**Requirement:** Restate the full listing word for word and leave the pictures out.

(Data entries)
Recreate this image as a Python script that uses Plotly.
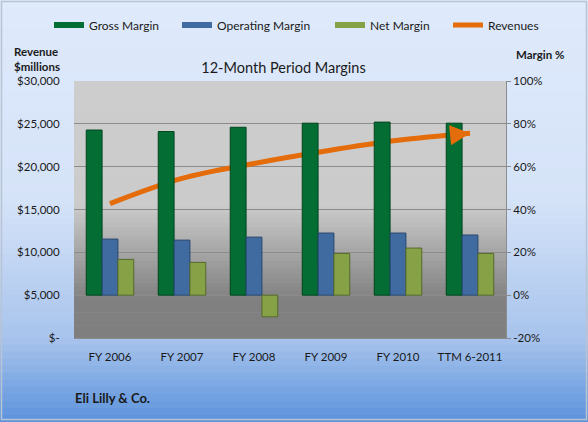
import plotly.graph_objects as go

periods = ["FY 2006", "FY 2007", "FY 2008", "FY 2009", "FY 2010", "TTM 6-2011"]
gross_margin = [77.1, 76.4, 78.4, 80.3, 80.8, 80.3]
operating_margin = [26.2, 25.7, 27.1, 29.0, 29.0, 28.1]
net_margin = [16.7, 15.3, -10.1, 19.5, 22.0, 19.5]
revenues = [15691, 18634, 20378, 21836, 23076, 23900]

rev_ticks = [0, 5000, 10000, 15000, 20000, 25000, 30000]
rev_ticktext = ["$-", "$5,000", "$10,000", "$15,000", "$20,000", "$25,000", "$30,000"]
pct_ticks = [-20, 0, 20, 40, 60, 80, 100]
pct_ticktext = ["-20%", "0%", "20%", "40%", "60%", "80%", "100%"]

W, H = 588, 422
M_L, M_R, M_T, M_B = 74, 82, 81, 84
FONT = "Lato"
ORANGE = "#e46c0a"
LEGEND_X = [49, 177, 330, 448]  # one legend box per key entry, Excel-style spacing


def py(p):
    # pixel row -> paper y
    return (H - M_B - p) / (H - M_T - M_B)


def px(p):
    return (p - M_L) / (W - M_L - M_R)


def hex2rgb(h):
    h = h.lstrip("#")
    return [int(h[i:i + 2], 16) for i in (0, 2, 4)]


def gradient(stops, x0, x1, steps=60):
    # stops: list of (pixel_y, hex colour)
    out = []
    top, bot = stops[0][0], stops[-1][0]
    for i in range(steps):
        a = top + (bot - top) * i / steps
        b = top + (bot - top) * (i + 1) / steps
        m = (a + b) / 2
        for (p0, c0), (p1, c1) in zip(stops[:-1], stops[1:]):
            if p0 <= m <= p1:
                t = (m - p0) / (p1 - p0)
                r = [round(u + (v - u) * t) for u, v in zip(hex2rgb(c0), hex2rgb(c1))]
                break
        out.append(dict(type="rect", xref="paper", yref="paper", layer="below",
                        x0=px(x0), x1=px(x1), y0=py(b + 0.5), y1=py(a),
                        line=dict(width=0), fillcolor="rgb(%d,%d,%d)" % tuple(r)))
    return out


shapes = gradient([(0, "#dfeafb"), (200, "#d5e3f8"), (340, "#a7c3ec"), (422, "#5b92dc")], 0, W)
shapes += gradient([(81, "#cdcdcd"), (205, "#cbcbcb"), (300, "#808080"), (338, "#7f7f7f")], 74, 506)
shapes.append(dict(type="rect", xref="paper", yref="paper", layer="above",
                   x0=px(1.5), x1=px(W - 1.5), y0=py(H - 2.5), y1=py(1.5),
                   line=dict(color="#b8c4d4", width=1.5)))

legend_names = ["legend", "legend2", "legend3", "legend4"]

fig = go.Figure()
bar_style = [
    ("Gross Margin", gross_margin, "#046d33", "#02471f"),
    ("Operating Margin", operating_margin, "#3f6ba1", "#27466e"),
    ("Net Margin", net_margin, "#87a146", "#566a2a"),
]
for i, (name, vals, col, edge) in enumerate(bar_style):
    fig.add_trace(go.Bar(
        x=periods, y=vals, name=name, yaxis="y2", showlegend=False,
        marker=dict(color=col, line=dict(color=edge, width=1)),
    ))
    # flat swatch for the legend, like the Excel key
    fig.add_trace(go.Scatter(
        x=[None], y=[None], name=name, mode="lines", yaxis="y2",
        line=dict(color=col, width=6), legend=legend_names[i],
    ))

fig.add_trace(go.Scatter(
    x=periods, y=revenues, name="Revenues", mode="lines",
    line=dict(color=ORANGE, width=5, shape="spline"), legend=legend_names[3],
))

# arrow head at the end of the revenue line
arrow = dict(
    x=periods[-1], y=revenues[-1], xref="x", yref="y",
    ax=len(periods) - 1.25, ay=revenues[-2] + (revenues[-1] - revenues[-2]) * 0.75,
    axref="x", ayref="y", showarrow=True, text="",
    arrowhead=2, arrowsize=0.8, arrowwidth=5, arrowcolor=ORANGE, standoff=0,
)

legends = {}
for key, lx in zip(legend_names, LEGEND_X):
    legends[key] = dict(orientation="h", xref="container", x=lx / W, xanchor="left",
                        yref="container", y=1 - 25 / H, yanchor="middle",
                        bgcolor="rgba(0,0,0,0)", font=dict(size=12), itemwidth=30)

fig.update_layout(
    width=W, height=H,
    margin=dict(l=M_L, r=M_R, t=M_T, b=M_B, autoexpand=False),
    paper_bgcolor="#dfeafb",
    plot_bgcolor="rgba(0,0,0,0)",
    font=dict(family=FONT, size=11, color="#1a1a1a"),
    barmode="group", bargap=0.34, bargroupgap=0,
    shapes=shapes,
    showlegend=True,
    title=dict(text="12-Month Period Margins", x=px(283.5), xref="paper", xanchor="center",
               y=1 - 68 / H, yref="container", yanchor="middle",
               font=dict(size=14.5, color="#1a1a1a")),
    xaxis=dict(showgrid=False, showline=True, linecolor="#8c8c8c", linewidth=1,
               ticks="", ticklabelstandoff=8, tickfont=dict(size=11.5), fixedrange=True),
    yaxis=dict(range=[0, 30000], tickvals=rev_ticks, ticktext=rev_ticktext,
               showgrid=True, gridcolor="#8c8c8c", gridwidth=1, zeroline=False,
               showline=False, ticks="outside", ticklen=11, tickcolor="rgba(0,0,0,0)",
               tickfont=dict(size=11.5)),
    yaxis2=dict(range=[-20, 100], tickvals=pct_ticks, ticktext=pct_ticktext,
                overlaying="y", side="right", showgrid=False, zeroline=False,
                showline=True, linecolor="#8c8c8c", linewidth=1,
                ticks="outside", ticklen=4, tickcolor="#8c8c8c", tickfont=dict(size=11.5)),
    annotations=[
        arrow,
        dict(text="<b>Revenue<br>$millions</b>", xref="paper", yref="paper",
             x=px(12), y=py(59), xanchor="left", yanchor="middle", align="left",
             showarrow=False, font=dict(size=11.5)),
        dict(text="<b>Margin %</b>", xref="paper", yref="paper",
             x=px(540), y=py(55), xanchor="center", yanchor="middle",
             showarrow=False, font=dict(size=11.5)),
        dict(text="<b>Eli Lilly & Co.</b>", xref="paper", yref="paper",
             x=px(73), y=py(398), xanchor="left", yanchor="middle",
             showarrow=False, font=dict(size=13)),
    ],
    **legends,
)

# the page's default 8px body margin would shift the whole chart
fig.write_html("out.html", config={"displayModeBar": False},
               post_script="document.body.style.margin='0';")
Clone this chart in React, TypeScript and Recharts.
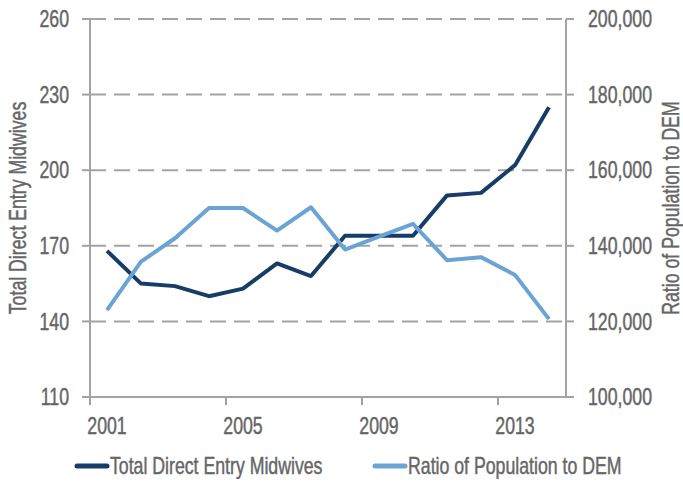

**Result of this exercise:**
Recreate this image as a Python script that uses Plotly.
import plotly.graph_objects as go

periods = ["FY 2006", "FY 2007", "FY 2008", "FY 2009", "FY 2010", "TTM 6-2011"]
gross_margin = [77.1, 76.4, 78.4, 80.3, 80.8, 80.3]
operating_margin = [26.2, 25.7, 27.1, 29.0, 29.0, 28.1]
net_margin = [16.7, 15.3, -10.1, 19.5, 22.0, 19.5]
revenues = [15691, 18634, 20378, 21836, 23076, 23900]

rev_ticks = [0, 5000, 10000, 15000, 20000, 25000, 30000]
rev_ticktext = ["$-", "$5,000", "$10,000", "$15,000", "$20,000", "$25,000", "$30,000"]
pct_ticks = [-20, 0, 20, 40, 60, 80, 100]
pct_ticktext = ["-20%", "0%", "20%", "40%", "60%", "80%", "100%"]

W, H = 588, 422
M_L, M_R, M_T, M_B = 74, 82, 81, 84
FONT = "Lato"
ORANGE = "#e46c0a"
LEGEND_X = [49, 177, 330, 448]  # one legend box per key entry, Excel-style spacing


def py(p):
    # pixel row -> paper y
    return (H - M_B - p) / (H - M_T - M_B)


def px(p):
    return (p - M_L) / (W - M_L - M_R)


def hex2rgb(h):
    h = h.lstrip("#")
    return [int(h[i:i + 2], 16) for i in (0, 2, 4)]


def gradient(stops, x0, x1, steps=60):
    # stops: list of (pixel_y, hex colour)
    out = []
    top, bot = stops[0][0], stops[-1][0]
    for i in range(steps):
        a = top + (bot - top) * i / steps
        b = top + (bot - top) * (i + 1) / steps
        m = (a + b) / 2
        for (p0, c0), (p1, c1) in zip(stops[:-1], stops[1:]):
            if p0 <= m <= p1:
                t = (m - p0) / (p1 - p0)
                r = [round(u + (v - u) * t) for u, v in zip(hex2rgb(c0), hex2rgb(c1))]
                break
        out.append(dict(type="rect", xref="paper", yref="paper", layer="below",
                        x0=px(x0), x1=px(x1), y0=py(b + 0.5), y1=py(a),
                        line=dict(width=0), fillcolor="rgb(%d,%d,%d)" % tuple(r)))
    return out


shapes = gradient([(0, "#dfeafb"), (200, "#d5e3f8"), (340, "#a7c3ec"), (422, "#5b92dc")], 0, W)
shapes += gradient([(81, "#cdcdcd"), (205, "#cbcbcb"), (300, "#808080"), (338, "#7f7f7f")], 74, 506)
shapes.append(dict(type="rect", xref="paper", yref="paper", layer="above",
                   x0=px(1.5), x1=px(W - 1.5), y0=py(H - 2.5), y1=py(1.5),
                   line=dict(color="#b8c4d4", width=1.5)))

legend_names = ["legend", "legend2", "legend3", "legend4"]

fig = go.Figure()
bar_style = [
    ("Gross Margin", gross_margin, "#046d33", "#02471f"),
    ("Operating Margin", operating_margin, "#3f6ba1", "#27466e"),
    ("Net Margin", net_margin, "#87a146", "#566a2a"),
]
for i, (name, vals, col, edge) in enumerate(bar_style):
    fig.add_trace(go.Bar(
        x=periods, y=vals, name=name, yaxis="y2", showlegend=False,
        marker=dict(color=col, line=dict(color=edge, width=1)),
    ))
    # flat swatch for the legend, like the Excel key
    fig.add_trace(go.Scatter(
        x=[None], y=[None], name=name, mode="lines", yaxis="y2",
        line=dict(color=col, width=6), legend=legend_names[i],
    ))

fig.add_trace(go.Scatter(
    x=periods, y=revenues, name="Revenues", mode="lines",
    line=dict(color=ORANGE, width=5, shape="spline"), legend=legend_names[3],
))

# arrow head at the end of the revenue line
arrow = dict(
    x=periods[-1], y=revenues[-1], xref="x", yref="y",
    ax=len(periods) - 1.25, ay=revenues[-2] + (revenues[-1] - revenues[-2]) * 0.75,
    axref="x", ayref="y", showarrow=True, text="",
    arrowhead=2, arrowsize=0.8, arrowwidth=5, arrowcolor=ORANGE, standoff=0,
)

legends = {}
for key, lx in zip(legend_names, LEGEND_X):
    legends[key] = dict(orientation="h", xref="container", x=lx / W, xanchor="left",
                        yref="container", y=1 - 25 / H, yanchor="middle",
                        bgcolor="rgba(0,0,0,0)", font=dict(size=12), itemwidth=30)

fig.update_layout(
    width=W, height=H,
    margin=dict(l=M_L, r=M_R, t=M_T, b=M_B, autoexpand=False),
    paper_bgcolor="#dfeafb",
    plot_bgcolor="rgba(0,0,0,0)",
    font=dict(family=FONT, size=11, color="#1a1a1a"),
    barmode="group", bargap=0.34, bargroupgap=0,
    shapes=shapes,
    showlegend=True,
    title=dict(text="12-Month Period Margins", x=px(283.5), xref="paper", xanchor="center",
               y=1 - 68 / H, yref="container", yanchor="middle",
               font=dict(size=14.5, color="#1a1a1a")),
    xaxis=dict(showgrid=False, showline=True, linecolor="#8c8c8c", linewidth=1,
               ticks="", ticklabelstandoff=8, tickfont=dict(size=11.5), fixedrange=True),
    yaxis=dict(range=[0, 30000], tickvals=rev_ticks, ticktext=rev_ticktext,
               showgrid=True, gridcolor="#8c8c8c", gridwidth=1, zeroline=False,
               showline=False, ticks="outside", ticklen=11, tickcolor="rgba(0,0,0,0)",
               tickfont=dict(size=11.5)),
    yaxis2=dict(range=[-20, 100], tickvals=pct_ticks, ticktext=pct_ticktext,
                overlaying="y", side="right", showgrid=False, zeroline=False,
                showline=True, linecolor="#8c8c8c", linewidth=1,
                ticks="outside", ticklen=4, tickcolor="#8c8c8c", tickfont=dict(size=11.5)),
    annotations=[
        arrow,
        dict(text="<b>Revenue<br>$millions</b>", xref="paper", yref="paper",
             x=px(12), y=py(59), xanchor="left", yanchor="middle", align="left",
             showarrow=False, font=dict(size=11.5)),
        dict(text="<b>Margin %</b>", xref="paper", yref="paper",
             x=px(540), y=py(55), xanchor="center", yanchor="middle",
             showarrow=False, font=dict(size=11.5)),
        dict(text="<b>Eli Lilly & Co.</b>", xref="paper", yref="paper",
             x=px(73), y=py(398), xanchor="left", yanchor="middle",
             showarrow=False, font=dict(size=13)),
    ],
    **legends,
)

# the page's default 8px body margin would shift the whole chart
fig.write_html("out.html", config={"displayModeBar": False},
               post_script="document.body.style.margin='0';")
Clone this chart in React, TypeScript and Recharts.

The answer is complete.